Dubber argues that perhaps no aspect of the penal law lies further outside the sense of justice than the execution of punishment.  He finds that, despite 18th century reformers’ calls for greater sympathy and compassion for piteous prisoners, this was a religious rather than a political or legal appeal, and that it waned as soon as prisons were emptied of debtors, who were apparently more sympathetic to middle-class persons than other types of prisoners.  Such lack of empathy continues today as increasing numbers of alleged offenders fill our prisons under the auspices of the “War on Crime.”

 

So here we have it:  the sense of justice, a moral form of empathic role-taking that sets us apart from other animals, is apparently available to all but the most mentally debilitated human beings.  Yet we find that this sensibility is sorely lacking in the very institution we would most expect to possess it, our criminal justice system. 

 

Dubber provides a thought-provoking analysis of the sense of justice.  What I find lacking most in the analysis, however, is a clear explication of the relationship between this social psychological sense and the larger social order.  How, for example, has the sense of justice been expressed or suppressed at different times and in different places?
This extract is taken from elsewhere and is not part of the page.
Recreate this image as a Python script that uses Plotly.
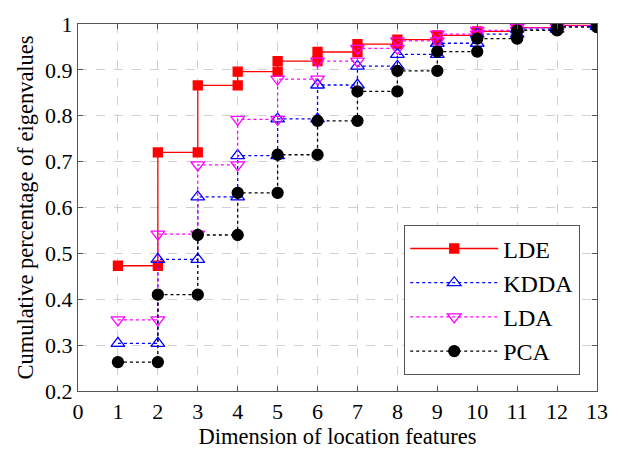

And given its general paucity in contemporary society, how might we propagate it?  Nevertheless, one cannot expect Dubber to solve all the world’s problems in one small book.  Yet it certainly provides a beginning for what could be enlightening investigations into justice. 

 

Dubber’s book is clearly suitable for courses devoted to the study of justice.  However, as suggested earlier, it is not an easy read.  To digest it fully, one needs to revisit the text on occasions and wrestle with a number of issues.  This is an advanced book for advanced undergraduate and graduate students [*112] who can apply serious analytical skills to the material, and which could inspire some scholarly investigations of the subject.  I would not recommend it for an undergraduate course in which the students expected an easy read or did not expect to expend considerable effort to understand the material.